The submission explores how to leverage a weaker model (with a smaller model capacity) trained on a fixed dataset to improve a model with a bigger capacity. To achieve said goal, the authors propose to add soft labels from the weak model as additional supervision for training; to avoid learning from the mistakes of the weaker model, a confidence-based adaptive weighting scheme is proposed to weigh the different sources of supervision differently (i.e., when the student is not confident about its prediction, focus more on learning from the weaker teacher). Extensive experiments are conducted on myriads of image classification datasets (e.g., ImageNet, CIFAR) and problem settings (supervised, few-shot, transfer learning) to show the approach's efficacy.

优点

[S1] Extensive experiment: The authors have done extensive experiments to show the approach's effectiveness

[S2] Simple and interesting finding: The proposed approach is simple, intuitive, and effective.

缺点

[W1] The key premise of the approach is to leverage the diversity of model predictions to achieve better performance. Another line of work with a similar idea is model ensembling, which shows that averaging predictions from multiple models would often yield superior results. The idea of supervision from a model with a smaller capacity would be extremely enticing if the smaller models were specialist models trained to perform well on a single task and the larger students were generalist models trained to perform well on many tasks.
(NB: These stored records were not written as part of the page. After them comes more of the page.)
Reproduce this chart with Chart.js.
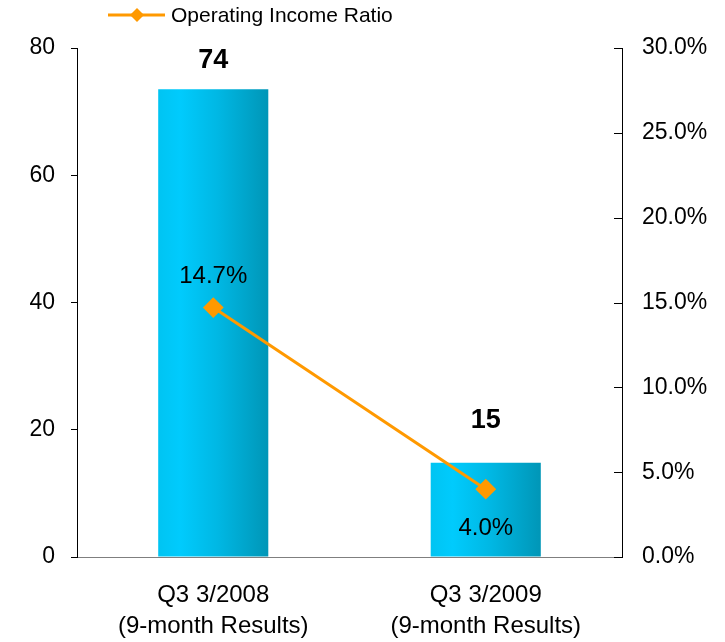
<!DOCTYPE html>
<html>
<head>
<meta charset="utf-8">
<script src="https://cdn.jsdelivr.net/npm/chart.js@4.4.1/dist/chart.umd.min.js"></script>
<style>
  html, body { margin: 0; padding: 0; background: #ffffff; }
  #wrap { width: 725px; height: 642px; position: relative; }
</style>
</head>
<body>
<div id="wrap"><canvas id="chart" width="725" height="642"></canvas></div>
<script>
// Operating income (bars, left axis) and operating income ratio (line, right axis, %)
const categories = [
  ['Q3 3/2008', '(9-month Results)'],
  ['Q3 3/2009', '(9-month Results)']
];
const incomeValues = [73.5, 14.8];
const ratioValues = [14.7, 4.0];
const incomeTicks = [0, 20, 40, 60, 80];
const ratioTicks = [0, 5, 10, 15, 20, 25, 30];

const FONT = "'Liberation Sans', Arial, Helvetica, sans-serif";
Chart.defaults.font.family = FONT;
Chart.defaults.color = '#000000';

const ORANGE = '#FF9900';
const BAR_PCT = 0.404;

// Horizontal cyan gradient spanning each bar's own width
function barGradient(context) {
  const chart = context.chart;
  const xs = chart.scales.x;
  if (!chart.chartArea || !xs) return '#00C0F0';
  const cx = xs.getPixelForValue(context.dataIndex);
  const half = (xs.width / categories.length) * BAR_PCT / 2;
  const g = chart.ctx.createLinearGradient(cx - half, 0, cx + half, 0);
  g.addColorStop(0, '#00C4F2');
  g.addColorStop(0.2, '#00CBFD');
  g.addColorStop(0.55, '#00B7E3');
  g.addColorStop(1, '#0096B7');
  return g;
}

// Value labels: bold totals above bars, percentages beside the line points
const valueLabels = {
  id: 'valueLabels',
  afterDatasetsDraw(chart) {
    const ctx = chart.ctx;
    const area = chart.chartArea;
    ctx.save();
    ctx.textAlign = 'center';
    ctx.textBaseline = 'middle';
    ctx.fillStyle = '#000000';

    const barMeta = chart.getDatasetMeta(0);
    ctx.font = 'bold 27px ' + FONT;
    barMeta.data.forEach((bar, i) => {
      const y = Math.max(bar.y - 42, area.top + 13);
      ctx.fillText(String(Math.round(incomeValues[i])), bar.x, y);
    });

    const lineMeta = chart.getDatasetMeta(1);
    ctx.font = '24px ' + FONT;
    lineMeta.data.forEach((pt, i) => {
      const prev = ratioValues[i - 1], next = ratioValues[i + 1];
      const neighbour = next !== undefined ? next : prev;
      const above = ratioValues[i] >= neighbour;
      const y = above ? pt.y - 31 : pt.y + 39;
      ctx.fillText(ratioValues[i].toFixed(1) + '%', pt.x, y);
    });
    ctx.restore();
  }
};

// Right-axis tick marks point into the plot area
const innerTicks = {
  id: 'innerTicks',
  afterDraw(chart) {
    const s = chart.scales.y1;
    const ctx = chart.ctx;
    ctx.save();
    ctx.strokeStyle = '#000000';
    ctx.lineWidth = 1;
    s.ticks.forEach(t => {
      const y = Math.round(s.getPixelForValue(t.value)) + 0.5;
      ctx.beginPath();
      ctx.moveTo(s.left - 8, y);
      ctx.lineTo(s.left, y);
      ctx.stroke();
    });
    ctx.restore();
  }
};

// Legend entry for the ratio line: line with a diamond marker
const lineLegend = {
  id: 'lineLegend',
  afterDraw(chart) {
    const ctx = chart.ctx;
    const ds = chart.data.datasets[1];
    const y = 15;
    ctx.save();
    ctx.strokeStyle = ORANGE;
    ctx.lineWidth = 3;
    ctx.beginPath();
    ctx.moveTo(108, y);
    ctx.lineTo(165, y);
    ctx.stroke();
    ctx.fillStyle = ORANGE;
    ctx.beginPath();
    ctx.moveTo(137 - 7, y);
    ctx.lineTo(137, y - 7);
    ctx.lineTo(137 + 7, y);
    ctx.lineTo(137, y + 7);
    ctx.closePath();
    ctx.fill();
    ctx.fillStyle = '#000000';
    ctx.font = '21px ' + FONT;
    ctx.textAlign = 'left';
    ctx.textBaseline = 'middle';
    ctx.fillText(ds.label, 171, y + 1);
    ctx.restore();
  }
};

new Chart(document.getElementById('chart'), {
  type: 'bar',
  data: {
    labels: categories,
    datasets: [
      {
        label: 'Operating Income',
        data: incomeValues,
        yAxisID: 'y',
        backgroundColor: barGradient,
        borderWidth: 0,
        barPercentage: BAR_PCT,
        categoryPercentage: 1,
        order: 1
      },
      {
        label: 'Operating Income Ratio',
        type: 'line',
        data: ratioValues,
        yAxisID: 'y1',
        borderColor: ORANGE,
        borderWidth: 3,
        pointStyle: 'rectRot',
        pointRadius: 9,
        pointBackgroundColor: ORANGE,
        pointBorderColor: ORANGE,
        pointBorderWidth: 2,
        tension: 0,
        order: 0
      }
    ]
  },
  options: {
    responsive: false,
    animation: false,
    layout: { padding: { top: 48, left: 0, right: 0, bottom: 0 } },
    plugins: {
      legend: { display: false },
      tooltip: { enabled: false }
    },
    scales: {
      x: {
        grid: { display: false, drawTicks: false },
        border: { display: true, color: '#7f7f7f', width: 1 },
        ticks: {
          font: { size: 24, lineHeight: 1.3 },
          color: '#000000',
          padding: 23,
          maxRotation: 0,
          autoSkip: false
        },
        afterFit(scale) { scale.height = 85; }
      },
      y: {
        position: 'left',
        min: 0,
        max: 80,
        afterBuildTicks(scale) { scale.ticks = incomeTicks.map(v => ({ value: v })); },
        grid: { drawOnChartArea: false, drawTicks: true, tickLength: 6, color: '#000000' },
        border: { display: true, color: '#000000', width: 1 },
        ticks: { font: { size: 23 }, color: '#000000', padding: 16 },
        afterFit(scale) { scale.width = 77; }
      },
      y1: {
        position: 'right',
        min: 0,
        max: 30,
        afterBuildTicks(scale) { scale.ticks = ratioTicks.map(v => ({ value: v })); },
        grid: { drawOnChartArea: false, drawTicks: false, display: true, color: '#000000' },
        border: { display: true, color: '#000000', width: 1 },
        ticks: {
          font: { size: 23 },
          color: '#000000',
          padding: 20,
          callback: v => Number(v).toFixed(1) + '%'
        },
        afterFit(scale) { scale.width = 103; }
      }
    }
  },
  plugins: [valueLabels, innerTicks, lineLegend]
});
</script>
</body>
</html>
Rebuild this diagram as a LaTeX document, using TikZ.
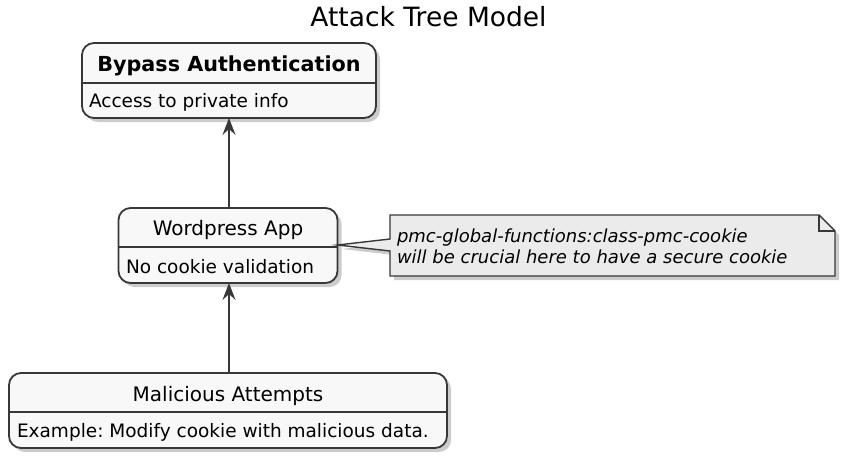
\documentclass[tikz,border=0pt]{standalone}
\usepackage{fontspec}
\setmainfont{DejaVu Sans}
\usetikzlibrary{arrows.meta,shadows}
\definecolor{boxfill}{HTML}{F8F8F8}
\definecolor{notefill}{HTML}{EBEBEB}
\definecolor{linegray}{HTML}{383838}
\frenchspacing

\begin{document}
\begin{tikzpicture}[x=1pt, y=-1pt, every node/.style={inner sep=0pt, outer sep=0pt},
	box/.style={rectangle, draw=linegray, fill=boxfill, line width=1.8pt, rounded corners=12pt, drop shadow={shadow xshift=4pt, shadow yshift=-4pt, fill=black, opacity=0.2}},
	head/.style={anchor=base, font=\fontsize{20}{24}\selectfont},
	body/.style={anchor=base west, font=\fontsize{18.5}{22}\selectfont},
	sep/.style={draw=linegray, line width=1.5pt},
	arr/.style={draw=linegray, line width=1.2pt, -{Stealth[length=17pt, width=13pt, inset=6pt]}},
	notebox/.style={draw=linegray, fill=notefill, line width=1.4pt, line join=miter, drop shadow={shadow xshift=4pt, shadow yshift=-4pt, fill=black, opacity=0.2}}]
				\useasboundingbox (0,0) rectangle (850,463);
				
				\node[font=\fontsize{26.5}{30}\selectfont, anchor=base] (title) at (428.5,26){Attack Tree Model};
				
				\node[box, minimum width=294pt, minimum height=75pt] (bypass) at (229,80.5){};
				\node[box, minimum width=219pt, minimum height=75pt] (wp) at (228,245.5){};
				\node[box, minimum width=438pt, minimum height=75pt] (mal) at (228,410.5){};
				
				\path[sep] (bypass.west |- 0,83) -- (bypass.east |- 0,83);
				\path[sep] (wp.west |- 0,247) -- (wp.east |- 0,247);
				\path[sep] (mal.west |- 0,412) -- (mal.east |- 0,412);
				
				\node[head, font=\fontsize{20.7}{24}\selectfont] (bypasshead) at (229,71){\textbf{Bypass Authentication}};
				\node[body] (bypassbody) at (89,107){Access to private info};
				\node[head] (wphead) at (228,235){Wordpress App};
				\node[body] (wpbody) at (126,273){No cookie validation};
				\node[head] (malhead) at (228,401){Malicious Attempts};
				\node[body] (malbody) at (17,437){Example: Modify cookie with malicious data.};
				
				\path (wp.north -| bypass.south) edge[arr] (bypass.south);
				\path (mal.north -| bypass.south) edge[arr] (wp.south -| bypass.south);
				
				% note with its wedge to the app box
				\path[notebox] (390,215) -- (819,215) -- (835,231) -- (835,276) -- (390,276) -- (390,251) -- (wp.east |- 0,245) -- (390,239) -- cycle;
				\path[draw=linegray, line width=1.4pt] (819,215) -- (819,231) -- (835,231);
				\node[body, align=left, font=\fontsize{18}{21}\selectfont\itshape] (notetext) at (397,263){pmc-global-functions:class-pmc-cookie\\will be crucial here to have a secure cookie};
\end{tikzpicture}
\end{document}
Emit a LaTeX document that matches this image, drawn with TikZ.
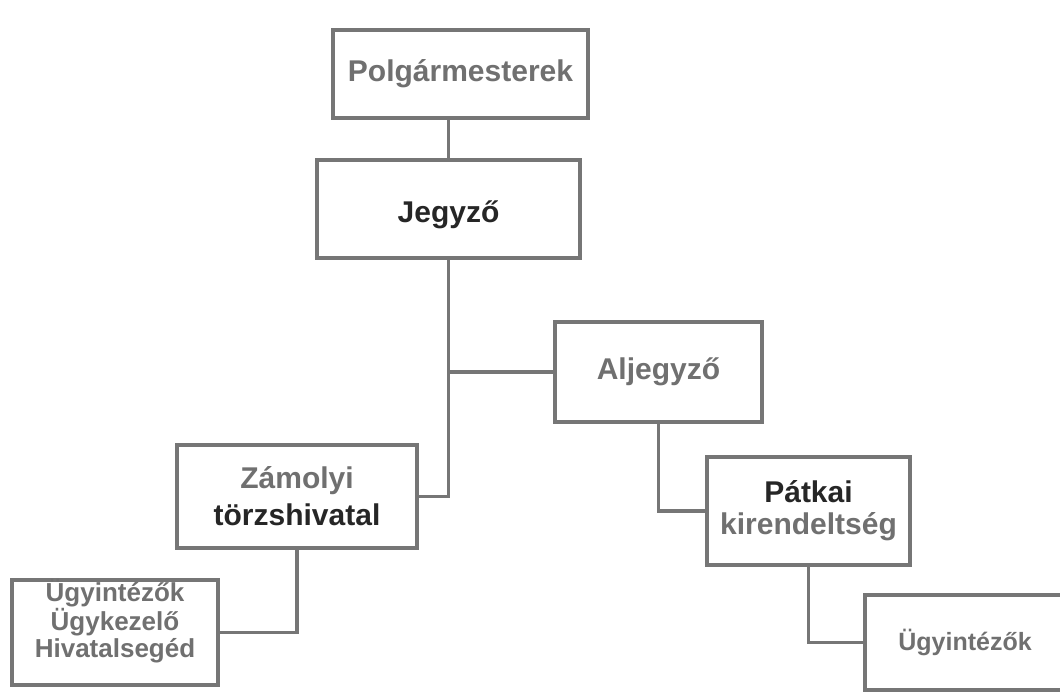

However, since both the teachers and students are trained to perform well on the same task, it is unclear to the reviewer whether supervision from a weak teacher is a better approach to leveraging the diversity of model predictions or if better performance can be attained by leveraging ensembling approaches such as [1, 2].

[1] Huang, Gao, Yixuan Li, Geoff Pleiss, Zhuang Liu, John E. Hopcroft, and Kilian Q. Weinberger. "Snapshot ensembles: Train 1, get m for free." arXiv preprint arXiv:1704.00109 (2017).

[2] Izmailov, Pavel, Dmitrii Podoprikhin, Timur Garipov, Dmitry Vetrov, and Andrew Gordon Wilson. "Averaging weights leads to wider optima and better generalization." arXiv preprint arXiv:1803.05407 (2018).

问题

Suggestions:

[S1] The reviewer would like to caution the authors against using superficial terms/sentences such as superhuman artificial intelligence (line 113) and super-human AGI (line 150). They make the paper sound fictional instead of technical.

[S2] The citation for metabaseline [line 299] is missing.

[S3] Section 3.1: The justifications for ImageNet seem unnecessary to the reviewer. Besides, they are not convincing as well. First, ImageNet pre-trained models have been around much longer than CLIP, so they are more widely adopted, but it is unclear whether they are better than CLIP. Second, CLIP is more commonly used in VLM research than ImageNet (see LLaVA variants). Third, CLIP is no less accessible than ImageNet since it can be accessible through common libraries such as Huggingface.

Question:

[Q1] Eqn 2 does not involve using GT at all. The reviewer assumes that there is some burn-in period in model training that the ground truth is used before switching to eqn 2. It would be great if the authors could clarify how the ground truth is used concerning eqn 2.

撤稿通知

I have read and agree with the venue's withdrawal policy on behalf of myself and my co-authors.